• Directions: Pull out exactly the lines from the line containing "Convert this chart to D3.js code." to the line containing "const ticksBC = [0, 5, 10, 15, 20];", both lines included, with pictures removed from the copy.

• Records to use:
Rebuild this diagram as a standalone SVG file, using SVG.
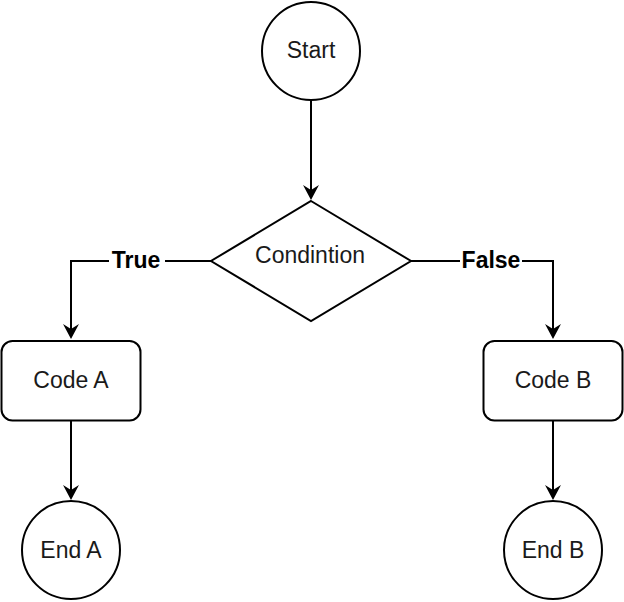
<svg xmlns="http://www.w3.org/2000/svg" width="624" height="602" viewBox="0 0 624 602">
<defs>
<style>
.shape{fill:#ffffff;stroke:#000000;stroke-width:2}
.lbl{font-family:"Liberation Sans",Arial,Helvetica,sans-serif;font-size:23px;fill:#1a1a1a;text-anchor:middle}
.edge{fill:none;stroke:#000000;stroke-width:2}
.elbl{font-family:"Liberation Sans",Arial,Helvetica,sans-serif;font-size:23px;font-weight:bold;fill:#000000;text-anchor:middle}
</style>
<marker id="arrow" markerUnits="userSpaceOnUse" viewBox="-16 -9 17 18" refX="-10" refY="0" markerWidth="17" markerHeight="18" orient="auto">
<path d="M0,0 L-15,-8 L-10,0 L-15,8 Z" fill="#000000"/>
</marker>
</defs>
<rect width="624" height="602" fill="#ffffff"/>
<g id="connectors">
<path class="edge" d="M311,101 L311,190" marker-end="url(#arrow)"/>
<path class="edge" d="M211,261 L71,261 L71,329" marker-end="url(#arrow)"/>
<path class="edge" d="M411,261 L553,261 L553,329" marker-end="url(#arrow)"/>
<path class="edge" d="M71,421 L71,490" marker-end="url(#arrow)"/>
<path class="edge" d="M553,421 L553,490" marker-end="url(#arrow)"/>
<rect x="109" y="249" width="56" height="24" fill="#ffffff"/>
<text class="elbl" x="136" y="268">True</text>
<rect x="460" y="249" width="62" height="24" fill="#ffffff"/>
<text class="elbl" x="491" y="268">False</text>
</g>
<g id="start">
<circle class="shape" cx="311" cy="51" r="49"/>
<text class="lbl" x="311" y="58">Start</text>
</g>
<g id="condition">
<polygon class="shape" points="311,201 411,261 311,321 211,261"/>
<text class="lbl" x="310" y="263">Condintion</text>
</g>
<g id="codeA">
<rect class="shape" x="1.5" y="341" width="139" height="79.5" rx="11" ry="11"/>
<text class="lbl" x="71" y="388">Code A</text>
</g>
<g id="codeB">
<rect class="shape" x="483.5" y="341" width="139" height="79.5" rx="11" ry="11"/>
<text class="lbl" x="553" y="388">Code B</text>
</g>
<g id="endA">
<circle class="shape" cx="71" cy="550" r="49"/>
<text class="lbl" x="71" y="558">End A</text>
</g>
<g id="endB">
<circle class="shape" cx="553" cy="550" r="49"/>
<text class="lbl" x="553" y="558">End B</text>
</g>
</svg>
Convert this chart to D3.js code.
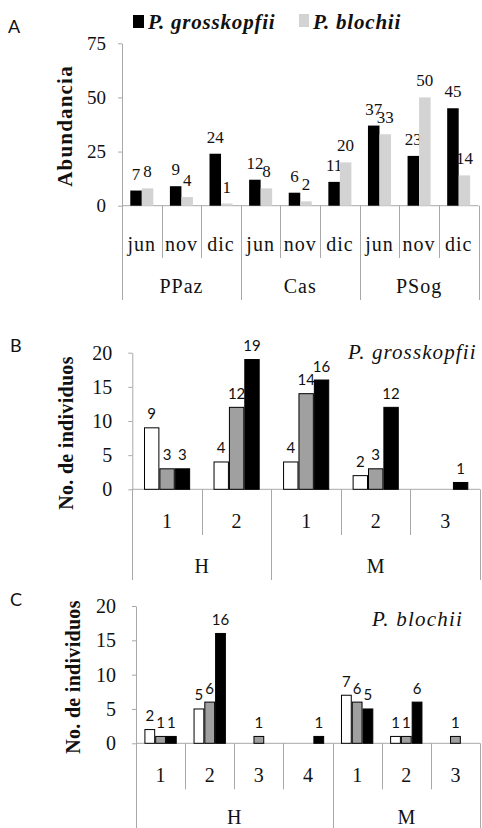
<!DOCTYPE html>
<html>
<head>
<meta charset="utf-8">
<script src="https://cdn.jsdelivr.net/npm/d3@7"></script>
<style>
  body { margin: 0; background: #fff; }
  svg { display: block; }
</style>
</head>
<body>
<div id="chart"></div>
<script>
// panel A data
const groupsA = ['PPaz', 'Cas', 'PSog'];
const monthsA = [['jun', 'nov', 'dic'], ['jun', 'nov', 'dic'], ['jun', 'nov', 'dic']];
const grosskopfiiA = [7, 9, 24, 12, 6, 11, 37, 23, 45];
const blochiiA = [8, 4, 1, 8, 2, 20, 33, 50, 14];
const ticksA = [0, 25, 50, 75];

// panel B data (P. grosskopfii)
const groupsB = ['H', 'M'];
const subsB = [['1', '2'], ['1', '2', '3']];
const whiteB = [9, 4, 4, 2, 0];
const grayB = [3, 12, 14, 3, 0];
const blackB = [3, 19, 16, 12, 1];

// panel C data (P. blochii)
const groupsC = ['H', 'M'];
const subsC = [['1', '2', '3', '4'], ['1', '2', '3']];
const whiteC = [2, 5, 0, 0, 7, 1, 0];
const grayC = [1, 6, 1, 0, 6, 1, 1];
const blackC = [1, 16, 0, 1, 5, 6, 0];

const ticksBC = [0, 5, 10, 15, 20];

const W = 482, H = 828;
const axisColor = '#a8a8a8';
const SERIF = '"Liberation Serif", "Times New Roman", serif';
const SANS = 'Lato, "Open Sans", sans-serif';

const svg = d3.select('#chart')
  .append('svg')
    .attr('width', W)
    .attr('height', H);

// draws one grouped bar panel with a two level category axis
function drawPanel(p) {
  const g = svg.append('g');

  // flatten the group / sub category pairs
  const cats = [];
  p.groups.forEach((grp, gi) => p.subs[gi].forEach((s, si) => cats.push({grp, gi, s, first: si === 0})));

  const x = d3.scaleBand().domain(d3.range(cats.length)).range([p.left, p.right]);
  const xs = d3.scaleBand().domain(d3.range(p.series.length))
      .range([0, x.bandwidth()]).paddingInner(0).paddingOuter(p.pad);
  const y = d3.scaleLinear().domain([0, p.max]).range([p.zero, p.top]);

  // y axis
  const yAxis = g.append('g')
      .attr('transform', `translate(${p.left},0)`)
      .call(d3.axisLeft(y).tickValues(p.ticks).tickSize(4).tickSizeOuter(0).tickPadding(p.tickPad));
  yAxis.select('.domain').attr('stroke', axisColor);
  yAxis.selectAll('.tick line').attr('stroke', axisColor);
  yAxis.selectAll('.tick text')
      .attr('fill', '#111')
      .style('font-family', SERIF)
      .style('font-size', p.tickFont + 'px');

  // zero line
  g.append('line')
      .attr('x1', p.left).attr('x2', p.right)
      .attr('y1', y(0)).attr('y2', y(0))
      .attr('stroke', axisColor);

  // category separators: short inside a group, long between groups
  const bounds = cats.map((c, i) => ({x: x(i), long: c.first}));
  bounds.push({x: p.right, long: true});
  g.selectAll(null).data(bounds).join('line')
      .attr('x1', d => Math.round(d.x) + 0.5).attr('x2', d => Math.round(d.x) + 0.5)
      .attr('y1', y(0))
      .attr('y2', d => d.long ? p.groupLineEnd : p.subLineEnd)
      .attr('stroke', axisColor);

  // sub category labels
  g.selectAll(null).data(cats).join('text')
      .attr('x', (d, i) => x(i) + x.bandwidth() / 2)
      .attr('y', p.subLabelY)
      .attr('text-anchor', 'middle')
      .style('font-family', SERIF)
      .style('font-size', '20px')
      .style('letter-spacing', p.subSpacing + 'px')
      .attr('fill', '#111')
      .text(d => d.s);

  // group labels
  let start = 0;
  p.groups.forEach((grp, gi) => {
    const n = p.subs[gi].length;
    const x0 = x(start), x1 = x(start + n - 1) + x.bandwidth();
    g.append('text')
        .attr('x', (x0 + x1) / 2)
        .attr('y', p.groupLabelY)
        .attr('text-anchor', 'middle')
        .style('font-family', SERIF)
        .style('font-size', '20px')
        .style('letter-spacing', p.subSpacing + 'px')
        .attr('fill', '#111')
        .text(grp);
    start += n;
  });

  // bars and value labels
  p.series.forEach((s, si) => {
    const data = s.values.map((v, i) => ({v, i})).filter(d => d.v > 0);
    g.selectAll(null).data(data).join('rect')
        .attr('x', d => x(d.i) + xs(si) + (p.stroke ? 0.5 : 0))
        .attr('y', d => y(d.v))
        .attr('width', xs.bandwidth() - (p.stroke ? 1 : 0))
        .attr('height', d => y(0) - y(d.v))
        .attr('fill', s.color)
        .attr('stroke', p.stroke ? '#000' : 'none');
    g.selectAll(null).data(data).join('text')
        .attr('x', d => x(d.i) + xs(si) + xs.bandwidth() / 2)
        .attr('y', d => y(d.v) - p.labelOffset)
        .attr('text-anchor', 'middle')
        .style('font-family', p.labelFamily)
        .style('font-size', p.labelFont + 'px')
        .attr('fill', '#111')
        .text(d => d.v);
  });

  // y title
  g.append('text')
      .attr('text-anchor', 'middle')
      .attr('transform', `translate(${p.titleX},${p.titleY}) rotate(-90)`)
      .style('font-family', SERIF)
      .style('font-size', p.titleFont + 'px')
      .style('font-weight', 'bold')
      .style('letter-spacing', p.titleSpacing + 'px')
      .attr('fill', '#111')
      .text(p.yTitle);

  // panel letter
  g.append('text')
      .attr('x', p.letterX).attr('y', p.letterY)
      .style('font-family', SANS)
      .style('font-size', '18px')
      .attr('fill', '#111')
      .text(p.letter);
}

drawPanel({
  groups: groupsA, subs: monthsA,
  series: [{values: grosskopfiiA, color: '#000'}, {values: blochiiA, color: '#d3d3d3'}],
  left: 122, right: 478.5, zero: 205.7, top: 43.3, max: 75, ticks: ticksA,
  pad: 0.72, stroke: false, tickPad: 12, tickFont: 19,
  subLineEnd: 258, groupLineEnd: 300, subLabelY: 251, groupLabelY: 293, subSpacing: 1,
  labelFamily: SERIF, labelFont: 17, labelOffset: 11,
  yTitle: 'Abundancia', titleX: 71.5, titleY: 126, titleFont: 21, titleSpacing: 1.2,
  letter: 'A', letterX: 8, letterY: 33
});

drawPanel({
  groups: groupsB, subs: subsB,
  series: [{values: whiteB, color: '#fff'}, {values: grayB, color: '#a0a0a0'}, {values: blackB, color: '#000'}],
  left: 132.3, right: 480, zero: 489.3, top: 352.7, max: 20, ticks: ticksBC,
  pad: 0.76, stroke: true, tickPad: 16, tickFont: 20,
  subLineEnd: 535, groupLineEnd: 580, subLabelY: 528, groupLabelY: 573, subSpacing: 0,
  labelFamily: SANS, labelFont: 15, labelOffset: 8.5,
  yTitle: 'No. de individuos', titleX: 73, titleY: 433, titleFont: 20, titleSpacing: 0.3,
  letter: 'B', letterX: 10, letterY: 352
});

drawPanel({
  groups: groupsC, subs: subsC,
  series: [{values: whiteC, color: '#fff'}, {values: grayC, color: '#a0a0a0'}, {values: blackC, color: '#000'}],
  left: 136, right: 480, zero: 743.3, top: 606, max: 20, ticks: ticksBC,
  pad: 0.78, stroke: true, tickPad: 16, tickFont: 20,
  subLineEnd: 789.3, groupLineEnd: 828, subLabelY: 781.7, groupLabelY: 824, subSpacing: 0,
  labelFamily: SANS, labelFont: 15, labelOffset: 8.5,
  yTitle: 'No. de individuos', titleX: 80, titleY: 677, titleFont: 20, titleSpacing: 0.3,
  letter: 'C', letterX: 10, letterY: 606
});

// legend of panel A
const legendA = [
  {name: 'P. grosskopfii', color: '#000', x: 133, y: 15, w: 11, h: 13},
  {name: 'P. blochii', color: '#d3d3d3', x: 299, y: 14, w: 10, h: 13}
];
const legend = svg.append('g');
legend.selectAll(null).data(legendA).join('rect')
    .attr('x', d => d.x).attr('y', d => d.y)
    .attr('width', d => d.w).attr('height', d => d.h)
    .attr('fill', d => d.color);
legend.selectAll(null).data(legendA).join('text')
    .attr('x', d => d.x + d.w + 4)
    .attr('y', 29)
    .style('font-family', SERIF)
    .style('font-size', '21px')
    .style('font-weight', 'bold')
    .style('font-style', 'italic')
    .style('letter-spacing', '0.8px')
    .attr('fill', '#111')
    .text(d => d.name);

// species titles of panels B and C
const speciesTitles = [
  {name: 'P. grosskopfii', x: 348, y: 359, spacing: 1.1},
  {name: 'P. blochii', x: 372, y: 626, spacing: 1.2}
];
svg.selectAll(null).data(speciesTitles).join('text')
    .attr('x', d => d.x).attr('y', d => d.y)
    .style('font-family', SERIF)
    .style('font-size', '21px')
    .style('font-style', 'italic')
    .style('letter-spacing', d => d.spacing + 'px')
    .attr('fill', '#111')
    .text(d => d.name);
</script>
</body>
</html>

• Written answer:
Convert this chart to D3.js code.
<!DOCTYPE html>
<html>
<head>
<meta charset="utf-8">
<script src="https://cdn.jsdelivr.net/npm/d3@7"></script>
<style>
  body { margin: 0; background: #fff; }
  svg { display: block; }
</style>
</head>
<body>
<div id="chart"></div>
<script>
// panel A data
const groupsA = ['PPaz', 'Cas', 'PSog'];
const monthsA = [['jun', 'nov', 'dic'], ['jun', 'nov', 'dic'], ['jun', 'nov', 'dic']];
const grosskopfiiA = [7, 9, 24, 12, 6, 11, 37, 23, 45];
const blochiiA = [8, 4, 1, 8, 2, 20, 33, 50, 14];
const ticksA = [0, 25, 50, 75];

// panel B data (P. grosskopfii)
const groupsB = ['H', 'M'];
const subsB = [['1', '2'], ['1', '2', '3']];
const whiteB = [9, 4, 4, 2, 0];
const grayB = [3, 12, 14, 3, 0];
const blackB = [3, 19, 16, 12, 1];

// panel C data (P. blochii)
const groupsC = ['H', 'M'];
const subsC = [['1', '2', '3', '4'], ['1', '2', '3']];
const whiteC = [2, 5, 0, 0, 7, 1, 0];
const grayC = [1, 6, 1, 0, 6, 1, 1];
const blackC = [1, 16, 0, 1, 5, 6, 0];

const ticksBC = [0, 5, 10, 15, 20];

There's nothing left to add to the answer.